Find how many lines contain the word "this" and state that number alone.
■ ■ ■ ■
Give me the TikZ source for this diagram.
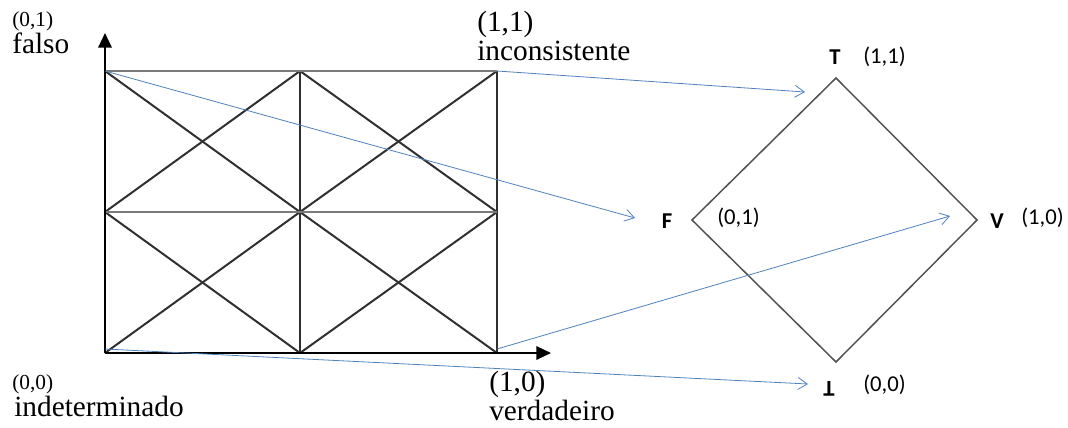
\documentclass[tikz,border=0pt]{standalone}
\usepackage{fontspec}
\setmainfont{Liberation Serif}
\newfontfamily\calibri{Carlito}
\usepackage{graphicx}
\usepackage{tikz}
\usetikzlibrary{arrows.meta,positioning}
\definecolor{lineblue}{HTML}{4F81BD}
\definecolor{gridgray}{HTML}{303030}
\definecolor{rulegray}{HTML}{7A7A7A}
\definecolor{diamgray}{HTML}{505050}
\tikzset{
  gridline/.style={line width=1.5pt, color=gridgray},
  edgeline/.style={line width=1.7pt, color=rulegray},
  axisarrow/.style={
    -{Triangle[length=11pt,width=10pt]}, line width=1.8pt, black
  },
  maparrow/.style={
    -{Straight Barb[length=7pt,width=9pt]}, line width=0.6pt, color=lineblue
  },
  lattice/.style={line width=1.1pt, color=diamgray},
  seriflabel/.style={
    font=\fontsize{22}{24}\selectfont, inner sep=0pt, anchor=base west
  },
  serifsmall/.style={
    font=\fontsize{16}{18}\selectfont, inner sep=0pt, anchor=base west
  },
  vertexname/.style={
    font=\calibri\bfseries\fontsize{17}{19}\selectfont, inner sep=0pt
  },
  pairlabel/.style={
    font=\calibri\fontsize{17}{19}\selectfont, inner sep=0pt, anchor=west
  },
}

\begin{document}
\begin{tikzpicture}[x=0.75pt, y=-0.75pt]
  \useasboundingbox (0,0) rectangle (1068,428);

  % Corners of the square
  \coordinate (p00) at (105,353);
  \coordinate (p10) at (497,353);
  \coordinate (p01) at (105,71);
  \coordinate (p11) at (497,71);

  % Grid with crossed cells
  \foreach \xa/\xb in {105/300, 300/497}
    \foreach \ya/\yb in {71/212, 212/353} {
      \draw[gridline] (\xa,\ya) -- (\xb,\yb);
      \draw[gridline] (\xa,\yb) -- (\xb,\ya);
    }
  \draw[gridline] (300,71) -- (300,353);
  \draw[gridline] (p11) -- (p10);
  \draw[edgeline] (p01) -- (p11);
  \draw[edgeline] (105,212) -- (497,212);

  % Axes
  \coordinate (ytip) at (105,33);
  \coordinate (xtip) at (551,353);
  \draw[axisarrow] (p00) -- (ytip);
  \draw[axisarrow] (p00) -- (xtip);

  % Square labels
  \node[serifsmall] (l01) at (12,27) {(0,1)};
  \node[seriflabel] (n01) at (12,54) {falso};
  \node[seriflabel] (l11) at (477,32) {(1,1)};
  \node[seriflabel] (n11) at (477,61) {inconsistente};
  \node[serifsmall] (l00) at (12,389) {(0,0)};
  \node[seriflabel] (n00) at (14,416) {indeterminado};
  \node[seriflabel] (l10) at (489,391) {(1,0)};
  \node[seriflabel] (n10) at (489,420) {verdadeiro};

  % Lattice
  \coordinate (dT) at (836,78);
  \coordinate (dV) at (977,220);
  \coordinate (dB) at (836,362);
  \coordinate (dF) at (692,220);
  \draw[lattice] (dT) -- (dV) -- (dB) -- (dF) -- cycle;

  \node[vertexname] (T) at (835,57) {T};
  \node[pairlabel] (T11) at (863,57) {(1,1)};
  \node[vertexname] (F) at (667,221) {F};
  \node[pairlabel] (F01) at (717,218) {(0,1)};
  \node[vertexname] (V) at (997,221) {V};
  \node[pairlabel] (V10) at (1021,218) {(1,0)};
  \node[vertexname] (B) at (829,389) {\rotatebox[origin=c]{180}{T}};
  \node[pairlabel] (B00) at (863,385) {(0,0)};

  % Mapping arrows
  \coordinate (tT) at (805,92);
  \coordinate (tF) at (635,218);
  \coordinate (tV) at (950,216);
  \coordinate (tB) at (808,384);
  \draw[maparrow] (p11) -- (tT);
  \draw[maparrow] (p01) -- (tF);
  \draw[maparrow] ([yshift=3pt]p10) -- (tV);
  \draw[maparrow] ([yshift=3pt]p00) -- (tB);
\end{tikzpicture}
\end{document}
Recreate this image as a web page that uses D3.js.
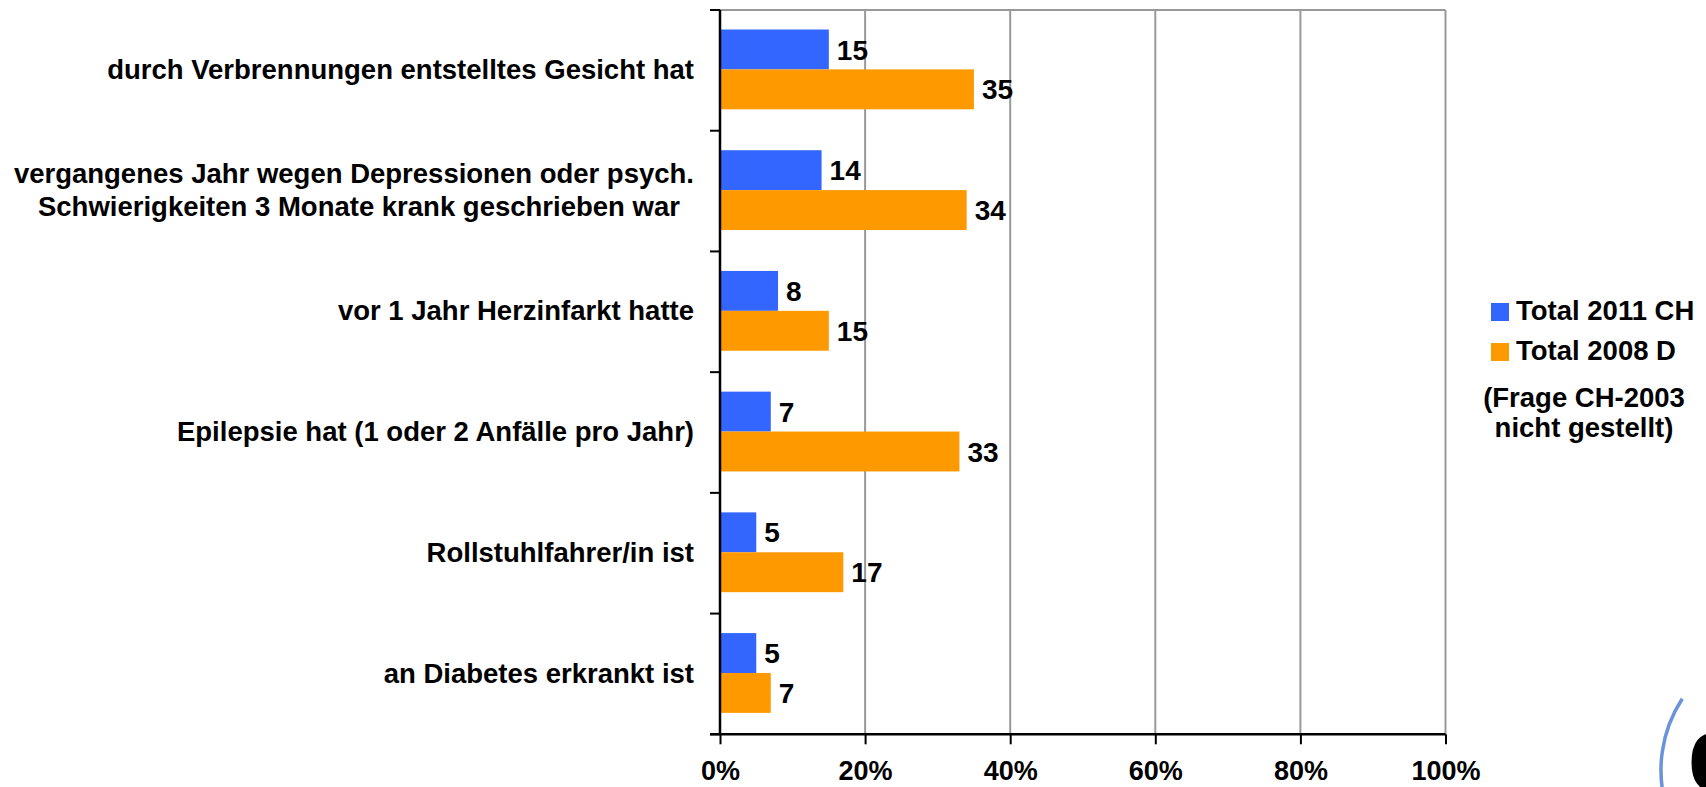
<!DOCTYPE html>
<html>
<head>
<meta charset="utf-8">
<script src="https://cdn.jsdelivr.net/npm/d3@7"></script>
<style>
  body { margin: 0; background: #fff; }
  svg { display: block; font-family: "Liberation Sans", Arial, sans-serif; font-weight: bold; }
</style>
</head>
<body>
<svg id="chart" width="1706" height="787"></svg>
<script>
// categories, top to bottom (each label can have several lines)
const categories = [
    ['durch Verbrennungen entstelltes Gesicht hat'],
    ['vergangenes Jahr wegen Depressionen oder psych.', 'Schwierigkeiten 3 Monate krank geschrieben war'],
    ['vor 1 Jahr Herzinfarkt hatte'],
    ['Epilepsie hat (1 oder 2 Anfälle pro Jahr)'],
    ['Rollstuhlfahrer/in ist'],
    ['an Diabetes erkrankt ist']
];
const seriesNames = ['Total 2011 CH', 'Total 2008 D'];
const ch2011 = [15, 14, 8, 7, 5, 5];
const d2008 = [35, 34, 15, 33, 17, 7];
const xTicks = [0, 20, 40, 60, 80, 100];
const legendNote = ['(Frage CH-2003', 'nicht gestellt)'];

const colors = ['#3366FF', '#FF9900'];
const labelSize = 27.5;
const valueSize = 28;
const tickSize = 27;

const plot = { left: 720, right: 1445.5, top: 10, bottom: 734.3 };

const svg = d3.select('#chart');

const rows = categories.map((lines, i) => ({
    id: i,
    lines: lines,
    values: [ch2011[i], d2008[i]]
}));

const x = d3.scaleLinear().domain([0, 100]).range([plot.left, plot.right]);

const y = d3.scaleBand()
    .domain(rows.map(d => d.id))
    .range([plot.top, plot.bottom])
    .padding(0);

// two bars inside each category band
const barTop = 19.5, barBottom = 99.3;
const ySeries = d3.scaleBand()
    .domain([0, 1])
    .range([barTop, barBottom])
    .padding(0);

// vertical gridlines + top border
svg.append('g')
    .selectAll('line')
    .data(xTicks.filter(t => t > 0))
    .join('line')
    .attr('x1', d => x(d)).attr('x2', d => x(d))
    .attr('y1', plot.top).attr('y2', plot.bottom)
    .attr('stroke', '#999')
    .attr('stroke-width', 2);

svg.append('line')
    .attr('x1', plot.left).attr('x2', plot.right)
    .attr('y1', plot.top).attr('y2', plot.top)
    .attr('stroke', '#999')
    .attr('stroke-width', 2);

// bars
const groups = svg.append('g')
    .selectAll('g')
    .data(rows)
    .join('g')
    .attr('transform', d => `translate(0,${y(d.id)})`);

groups.selectAll('rect')
    .data(d => d.values)
    .join('rect')
    .attr('x', x(0))
    .attr('y', (d, i) => ySeries(i))
    .attr('width', d => x(d) - x(0))
    .attr('height', ySeries.bandwidth())
    .attr('fill', (d, i) => colors[i]);

// value labels
groups.selectAll('text.val')
    .data(d => d.values)
    .join('text')
    .attr('class', 'val')
    .attr('x', d => x(d) + 8)
    .attr('y', (d, i) => ySeries(i) + ySeries.bandwidth() / 2)
    .attr('dy', '0.36em')
    .attr('font-size', valueSize)
    .attr('fill', '#000')
    .text(d => d);

// x axis
const xAxis = d3.axisBottom(x)
    .tickValues(xTicks)
    .tickSize(10)
    .tickFormat(d => d + '%');

const gx = svg.append('g')
    .attr('transform', `translate(0,${plot.bottom})`)
    .call(xAxis);
gx.select('.domain').attr('stroke', '#000').attr('stroke-width', 2.5)
    .attr('d', `M${plot.left - 10},0H${plot.right}`);
gx.selectAll('.tick line').attr('stroke', '#000').attr('stroke-width', 2);
gx.selectAll('.tick text')
    .attr('font-family', null)
    .attr('font-size', tickSize)
    .attr('fill', '#000')
    .attr('y', 0)
    .attr('dy', 46);

// y axis: line plus ticks between categories
const yAxis = svg.append('g');
yAxis.append('line')
    .attr('x1', plot.left).attr('x2', plot.left)
    .attr('y1', plot.top).attr('y2', plot.bottom)
    .attr('stroke', '#000')
    .attr('stroke-width', 2.5);
yAxis.selectAll('line.tick')
    .data(rows.map(d => y(d.id)).concat([plot.bottom]))
    .join('line')
    .attr('class', 'tick')
    .attr('x1', plot.left - 10).attr('x2', plot.left)
    .attr('y1', d => d).attr('y2', d => d)
    .attr('stroke', '#000')
    .attr('stroke-width', 2);

// category labels
const labelRight = 694;
const lineGap = 33;
rows.forEach(r => {
    const cy = y(r.id) + y.bandwidth() / 2 - 1;
    const n = r.lines.length;
    const t = svg.append('text')
        .attr('font-size', labelSize)
        .attr('fill', '#000');
    if (n === 1) {
        t.attr('x', labelRight).attr('y', cy).attr('dy', '0.35em')
            .attr('text-anchor', 'end').text(r.lines[0]);
    } else {
        // multi-line labels are centred on each other, block right aligned
        t.text(r.lines[0]);
        const w0 = t.node().getComputedTextLength();
        t.remove();
        const mid = labelRight - w0 / 2;
        r.lines.forEach((line, k) => {
            svg.append('text')
                .attr('font-size', labelSize)
                .attr('fill', '#000')
                .attr('text-anchor', 'middle')
                .attr('x', mid + (k === 0 ? 0 : 5))
                .attr('y', cy + (k - (n - 1) / 2) * lineGap)
                .attr('dy', '0.35em')
                .text(line);
        });
    }
});

// legend
const legend = svg.append('g').attr('transform', 'translate(1491,301)');
seriesNames.forEach((name, i) => {
    const g = legend.append('g').attr('transform', `translate(0,${i * 40})`);
    g.append('rect')
        .attr('width', 18).attr('height', 18)
        .attr('y', 2)
        .attr('fill', colors[i]);
    g.append('text')
        .attr('x', 25).attr('y', 19)
        .attr('font-size', labelSize)
        .attr('fill', '#000')
        .text(name);
});
legend.selectAll('text.note')
    .data(legendNote)
    .join('text')
    .attr('class', 'note')
    .attr('x', 93)
    .attr('y', (d, i) => 106 + i * 30)
    .attr('text-anchor', 'middle')
    .attr('font-size', labelSize)
    .attr('fill', '#000')
    .text(d => d);

// partial logo, cut off at the bottom right corner
svg.append('path')
    .attr('d', d3.arc()({
        innerRadius: 130, outerRadius: 130,
        startAngle: -Math.PI / 2 - 0.3, endAngle: -Math.PI / 2 + 0.58
    }))
    .attr('transform', 'translate(1791,770)')
    .attr('fill', 'none')
    .attr('stroke', '#6a93dc')
    .attr('stroke-width', 3.5)
    .attr('stroke-linecap', 'round');
svg.append('text')
    .attr('x', 1687).attr('y', 792)
    .attr('font-size', 110)
    .attr('fill', '#000')
    .text('g');
</script>
</body>
</html>
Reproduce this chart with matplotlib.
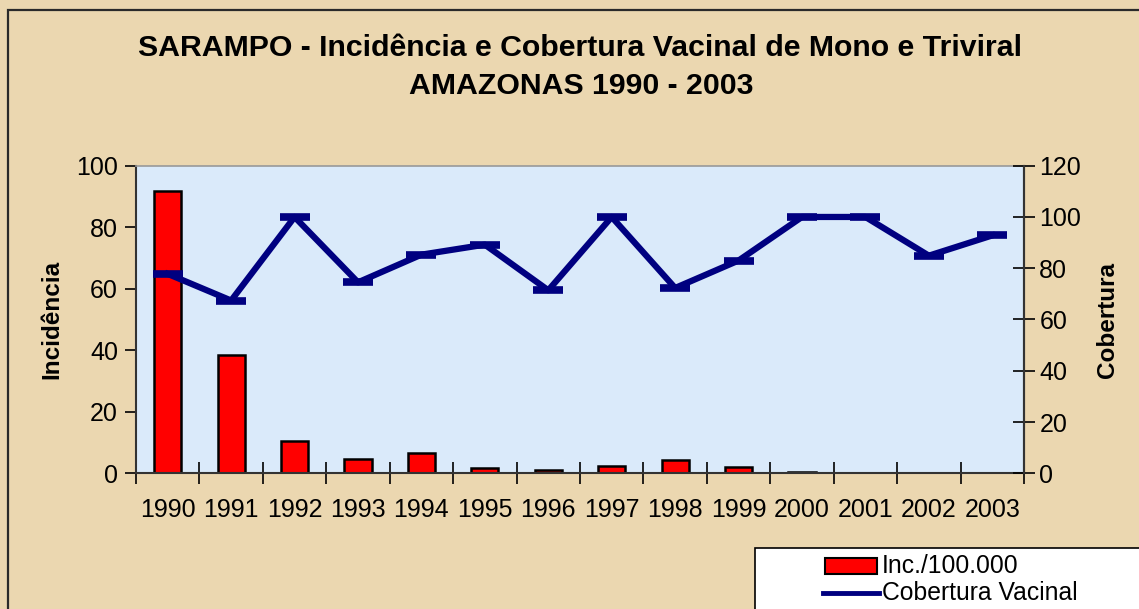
import matplotlib
matplotlib.use("Agg")
import matplotlib.pyplot as plt
from matplotlib.patches import Rectangle
from matplotlib.lines import Line2D
import numpy as np

years = ["1990", "1991", "1992", "1993", "1994", "1995", "1996", "1997",
         "1998", "1999", "2000", "2001", "2002", "2003"]
incidencia = [91.8, 38.3, 10.5, 4.6, 6.5, 1.8, 1.0, 2.4, 4.4, 2.1, 0.3, 0.0, 0.0, 0.0]
cobertura = [77.8, 67.4, 100.0, 74.5, 85.3, 89.2, 71.4, 100.0, 72.3, 83.0, 100.0, 100.0, 84.9, 92.8]
left_ticks = [0, 20, 40, 60, 80, 100]
right_ticks = [0, 20, 40, 60, 80, 100, 120]

plt.rcParams['font.family'] = ['Liberation Sans', 'DejaVu Sans']

W, H = 1139, 609
fig = plt.figure(figsize=(W / 100, H / 100), dpi=100)
fig.patch.set_facecolor('#EBD7B0')

def fx(px):
    return px / W

def fy(py):
    return 1 - py / H

# outer border
fig.patches.append(Rectangle((fx(8), fy(700)), fx(1200), fy(10) - fy(700),
                             transform=fig.transFigure, fill=False,
                             edgecolor='#2a2a2a', lw=1.6, zorder=0))

L, R, T, B = 136, 1024, 165.7, 473.3
ax = fig.add_axes([fx(L), fy(B), fx(R - L), fy(T) - fy(B)])
ax.set_facecolor('#DAEAFA')

x = np.arange(len(years))
ax.bar(x, incidencia, width=0.43, color='#FF0000', edgecolor='black', lw=1.8, zorder=2)
ax.set_xlim(-0.5, len(years) - 0.5)
ax.set_ylim(0, 100)
ax.set_yticks(left_ticks)
ax.tick_params(axis='y', labelsize=18, direction='out', length=8, width=1.2, pad=5)

ax.set_xticks(np.arange(-0.5, len(years), 1.0))
ax.set_xticklabels([])
ax.set_xticks(x, minor=True)
ax.set_xticklabels(years, minor=True)
ax.tick_params(axis='x', which='major', direction='inout', length=16, width=1.2)
ax.tick_params(axis='x', which='minor', length=0, labelsize=18, pad=18)

for s in ['left', 'bottom', 'right']:
    ax.spines[s].set_color('#333333')
    ax.spines[s].set_linewidth(1.5)
ax.spines['top'].set_color('#999999')
ax.spines['top'].set_linewidth(1.2)

ax.set_ylabel('Incidência', fontsize=17.5, fontweight='bold', labelpad=9)

ax2 = ax.twinx()
ax2.plot(x, cobertura, color='#000080', lw=4.5, marker='_', markersize=21,
         markeredgewidth=5.5, zorder=3)
ax2.set_ylim(0, 120)
ax2.set_yticks(right_ticks)
ax2.tick_params(axis='y', labelsize=18, direction='inout', length=16, width=1.2, pad=3)
ax2.spines['right'].set_color('#333333')
ax2.spines['right'].set_linewidth(1.5)
ax2.spines['top'].set_visible(False)
ax2.spines['left'].set_visible(False)
ax2.spines['bottom'].set_visible(False)
ax2.set_ylabel('Cobertura', fontsize=17.5, fontweight='bold', labelpad=11)

fig.text(fx(580), fy(48), 'SARAMPO - Incidência e Cobertura Vacinal de Mono e Triviral',
         ha='center', va='center', fontsize=21.8, fontweight='bold')
fig.text(fx(581), fy(86), 'AMAZONAS 1990 - 2003',
         ha='center', va='center', fontsize=21.8, fontweight='bold')

# legend
fig.patches.append(Rectangle((fx(755), fy(700)), fx(500), fy(548) - fy(700),
                             transform=fig.transFigure, facecolor='white',
                             edgecolor='black', lw=1.2, zorder=5))
fig.patches.append(Rectangle((fx(825), fy(574)), fx(52), fy(558) - fy(574),
                             transform=fig.transFigure, facecolor='#FF0000',
                             edgecolor='black', lw=1.5, zorder=6))
fig.lines.append(Line2D([fx(823), fx(879)], [fy(593), fy(593)],
                        transform=fig.transFigure, color='#000080', lw=3.5, zorder=6))
fig.text(fx(882), fy(566), 'Inc./100.000', ha='left', va='center', fontsize=17.8, zorder=7)
fig.text(fx(882), fy(593), 'Cobertura Vacinal', ha='left', va='center', fontsize=17.8, zorder=7)

fig.savefig('out.png', dpi=100, facecolor=fig.get_facecolor())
■ ■ ■ ■
*Exercise answer:* 3